Financial Disclosure (Public Officers Law §73-a)

The Ethics in Government Act of 1987, as amended, imposes a financial disclosure requirement on any state employee serving in a job title with an annual salary exceeding  $101,379 (effective April 1, 2019). The required statutory form is available in electronic (e-file) format and as a downloadable PDF. Financial disclosure statements are filed directly with the New York State Joint Commission on Public Ethics (JCOPE).

Under Section §73-a of the Public Officers Law, certain “state persons” are required to file an annual statement of financial disclosure (FDS). An FDS is a publicly available record containing information about financial holdings and professional associations of the filer and his or her spouse. The purpose is to provide transparency in order to prevent conflicts of interest and abuses of official position and to help the filer identify and manage potential conflicts of interest.

  1. Academic employees of the university must file the financial disclosure statement with the commission by November 15 each year. Employees may request a filing extension or an exemption directly on JCOPE’s website or by printing out the application and mailing it in. Requests must be received by the November 15 filing deadline. The status of the request can be tracked online. The information required is for the calendar year preceding the November 15 deadline unless otherwise specifically asked in the question. Forms and instructions are available at JCOPE.
  2. There is no exemption from filing for anyone who is (a) away from work for any part of the calendar year or (b) working a reduced work schedule. It is the job rate of the position in which the employee serves as of April 1 of the year in which the form is due, and not the actual compensation received during the previous calendar year, that determines whether an individual is subject to the financial disclosure requirements. For further information, please use the commission’s Advisory Opinions to refer to Advisory Opinion No. 05-2.
  3. Please note that failure to file or filing late may result in late fees, fines up to $40,000, and publication of the names of delinquent filers on the commission’s website (under Notices of Delinquency).

The New York State Joint Commission on Public Ethics regulations set limits on the amount of honoraria state employees and officers can receive and defines an honorarium as:

  1. Any payment, which may take the form of a fee or other compensation, made to a covered person in consideration for a service performed that is not part of his or her official duties. Such service includes delivering a speech, writing or publishing an article, or participating in any public or private conference, convention, meeting, or similar event. An honorarium shall also include expenses incurred for travel, lodging, and meals related to the service performed.
  2. An honorarium shall not mean a payment provided to a covered person who provides services for or acts on behalf of an employee organization certified or recognized under Article 14 of the Civil Service Law to represent such covered person.

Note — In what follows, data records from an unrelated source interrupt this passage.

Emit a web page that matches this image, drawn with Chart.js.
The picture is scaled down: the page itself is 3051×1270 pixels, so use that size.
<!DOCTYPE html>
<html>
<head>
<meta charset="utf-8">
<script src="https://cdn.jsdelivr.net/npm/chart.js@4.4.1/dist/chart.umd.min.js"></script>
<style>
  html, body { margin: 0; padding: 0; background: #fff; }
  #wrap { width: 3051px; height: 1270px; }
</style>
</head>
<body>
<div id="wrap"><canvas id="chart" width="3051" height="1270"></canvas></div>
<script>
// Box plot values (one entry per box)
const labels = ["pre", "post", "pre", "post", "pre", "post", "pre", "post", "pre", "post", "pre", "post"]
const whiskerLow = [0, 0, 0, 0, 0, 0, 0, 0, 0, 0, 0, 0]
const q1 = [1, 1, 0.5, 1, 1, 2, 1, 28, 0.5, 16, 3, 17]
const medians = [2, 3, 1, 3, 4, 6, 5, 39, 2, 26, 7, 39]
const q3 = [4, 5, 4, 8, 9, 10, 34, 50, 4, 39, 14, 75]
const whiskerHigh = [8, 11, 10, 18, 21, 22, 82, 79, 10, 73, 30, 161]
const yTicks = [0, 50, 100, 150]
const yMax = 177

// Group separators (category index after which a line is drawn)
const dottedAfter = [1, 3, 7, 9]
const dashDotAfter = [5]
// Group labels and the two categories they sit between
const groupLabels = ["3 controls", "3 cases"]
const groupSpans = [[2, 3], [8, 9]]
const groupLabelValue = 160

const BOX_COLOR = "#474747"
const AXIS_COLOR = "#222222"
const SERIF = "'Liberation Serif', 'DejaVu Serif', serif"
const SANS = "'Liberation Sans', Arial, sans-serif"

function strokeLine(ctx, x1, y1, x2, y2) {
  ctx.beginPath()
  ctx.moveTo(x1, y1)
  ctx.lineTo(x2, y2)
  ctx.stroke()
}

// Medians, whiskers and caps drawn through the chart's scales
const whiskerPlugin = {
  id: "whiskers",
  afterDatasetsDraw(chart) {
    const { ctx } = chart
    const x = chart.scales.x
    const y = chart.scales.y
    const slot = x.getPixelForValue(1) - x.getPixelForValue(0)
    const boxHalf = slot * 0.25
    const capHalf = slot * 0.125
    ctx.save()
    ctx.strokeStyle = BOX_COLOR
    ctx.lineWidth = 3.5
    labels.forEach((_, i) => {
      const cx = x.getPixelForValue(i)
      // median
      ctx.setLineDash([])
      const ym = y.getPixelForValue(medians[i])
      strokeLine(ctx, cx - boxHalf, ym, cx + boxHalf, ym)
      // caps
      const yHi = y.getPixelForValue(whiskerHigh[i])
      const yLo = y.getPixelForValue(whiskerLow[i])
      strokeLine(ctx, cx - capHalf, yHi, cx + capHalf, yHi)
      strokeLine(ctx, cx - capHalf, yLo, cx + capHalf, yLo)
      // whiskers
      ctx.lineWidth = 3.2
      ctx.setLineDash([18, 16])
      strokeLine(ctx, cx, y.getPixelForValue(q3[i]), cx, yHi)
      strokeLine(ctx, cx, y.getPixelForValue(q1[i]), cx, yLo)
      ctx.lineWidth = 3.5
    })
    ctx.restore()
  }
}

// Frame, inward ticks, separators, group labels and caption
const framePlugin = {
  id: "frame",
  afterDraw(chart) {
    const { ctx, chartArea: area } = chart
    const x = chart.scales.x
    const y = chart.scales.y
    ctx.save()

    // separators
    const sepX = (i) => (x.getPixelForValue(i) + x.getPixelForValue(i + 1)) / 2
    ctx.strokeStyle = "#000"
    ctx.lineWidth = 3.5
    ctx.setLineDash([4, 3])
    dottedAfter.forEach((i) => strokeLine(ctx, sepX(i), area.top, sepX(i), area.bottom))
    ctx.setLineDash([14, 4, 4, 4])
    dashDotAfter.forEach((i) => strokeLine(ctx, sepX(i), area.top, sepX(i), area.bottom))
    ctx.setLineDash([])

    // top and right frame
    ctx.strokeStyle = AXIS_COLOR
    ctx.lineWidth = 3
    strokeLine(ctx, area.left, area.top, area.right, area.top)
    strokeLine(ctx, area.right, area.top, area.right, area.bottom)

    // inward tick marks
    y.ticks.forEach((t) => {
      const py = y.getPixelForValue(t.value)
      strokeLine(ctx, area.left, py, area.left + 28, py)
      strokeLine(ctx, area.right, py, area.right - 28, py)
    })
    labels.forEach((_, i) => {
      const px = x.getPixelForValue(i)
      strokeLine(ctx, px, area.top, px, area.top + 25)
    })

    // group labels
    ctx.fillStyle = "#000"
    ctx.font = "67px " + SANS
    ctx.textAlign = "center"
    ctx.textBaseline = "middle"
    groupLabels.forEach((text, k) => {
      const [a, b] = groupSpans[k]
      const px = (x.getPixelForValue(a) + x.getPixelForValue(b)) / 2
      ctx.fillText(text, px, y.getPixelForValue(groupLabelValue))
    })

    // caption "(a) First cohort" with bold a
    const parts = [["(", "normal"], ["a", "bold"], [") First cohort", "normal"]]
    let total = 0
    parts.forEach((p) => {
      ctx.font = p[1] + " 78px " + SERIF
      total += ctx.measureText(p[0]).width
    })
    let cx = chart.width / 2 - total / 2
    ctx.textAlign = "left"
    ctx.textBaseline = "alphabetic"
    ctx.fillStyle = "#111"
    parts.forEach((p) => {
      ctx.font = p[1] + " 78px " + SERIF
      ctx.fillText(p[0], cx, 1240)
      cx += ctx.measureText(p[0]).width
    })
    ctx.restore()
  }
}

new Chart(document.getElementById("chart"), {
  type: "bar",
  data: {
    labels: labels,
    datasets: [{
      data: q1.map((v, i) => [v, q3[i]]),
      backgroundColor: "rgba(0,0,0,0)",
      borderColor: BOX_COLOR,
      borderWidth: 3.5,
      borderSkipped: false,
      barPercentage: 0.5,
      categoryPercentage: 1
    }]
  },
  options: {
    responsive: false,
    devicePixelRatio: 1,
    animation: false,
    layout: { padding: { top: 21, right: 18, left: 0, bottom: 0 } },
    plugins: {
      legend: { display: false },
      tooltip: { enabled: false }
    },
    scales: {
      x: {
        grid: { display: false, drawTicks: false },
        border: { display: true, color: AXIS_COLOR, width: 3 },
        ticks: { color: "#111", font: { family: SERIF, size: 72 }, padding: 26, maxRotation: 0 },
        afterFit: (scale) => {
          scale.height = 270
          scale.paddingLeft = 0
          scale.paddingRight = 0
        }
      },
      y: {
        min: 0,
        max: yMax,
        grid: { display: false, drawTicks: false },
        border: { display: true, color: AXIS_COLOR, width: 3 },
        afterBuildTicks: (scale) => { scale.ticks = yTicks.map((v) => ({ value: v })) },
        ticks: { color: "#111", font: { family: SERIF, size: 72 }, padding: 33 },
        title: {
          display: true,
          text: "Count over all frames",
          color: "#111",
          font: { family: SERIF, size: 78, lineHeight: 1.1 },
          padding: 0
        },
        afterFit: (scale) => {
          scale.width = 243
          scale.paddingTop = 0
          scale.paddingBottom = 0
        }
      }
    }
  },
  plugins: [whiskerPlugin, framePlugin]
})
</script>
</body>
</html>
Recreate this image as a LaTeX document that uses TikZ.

The key is that the service for which an honorarium is received is not job-related.

Honoraria must be approved by the individual’s approving authority. At Purchase College, the approving authority is the director of human resources. Faculty members are exempt from requesting approval for honoraria in advance, provided that the service they perform is within the subject matter of their official academic or research discipline. If the service to be performed for an honorarium is not within the subject matter of your official academic or research discipline, you need to seek permission in advance to perform the service. Requests for permission should be made in writing to the director of human resources and include the following:

  1. Identity of the person or the person’s business offering the honorarium
  2. A detailed description of the service for which the honorarium is offered, including the date and location where the service will be performed
  3. The amount of the honorarium and, if applicable, an itemization of amounts paid for the service, attendance, registration, travel, lodging, and meals

An employee who is performing a service for an honorarium may not use state personnel, equipment, and time to prepare for this service. No state funds can be used to pay for the employee’s attendance, registration, travel, lodging, or meal expenses. If the service to be performed is during the person’s normal workday, he or she must charge leave time (other than sick) to perform the service. Performing honoraria must not violate Public Officers Law §74.

If the honorarium is from an interested source, the following criteria must be met: Looking at the totality of the circumstances, it is not reasonable to infer that the honoraria is intended/expected to influence the person or intended as a reward for an official action. JCOPE defines “interested source” as “a person or entity that has certain dealings or involvement with an individual’s agency. This includes vendors, lobbyists, and other persons or entities that do business with, have matter before, or have received or applied for funds from, an individual’s agency. It also includes entitles that are regulated by an individual’s agency.”

If an honorarium received is more than $1,000, it must be reported on Question 13 of the financial disclosure statement for required filers.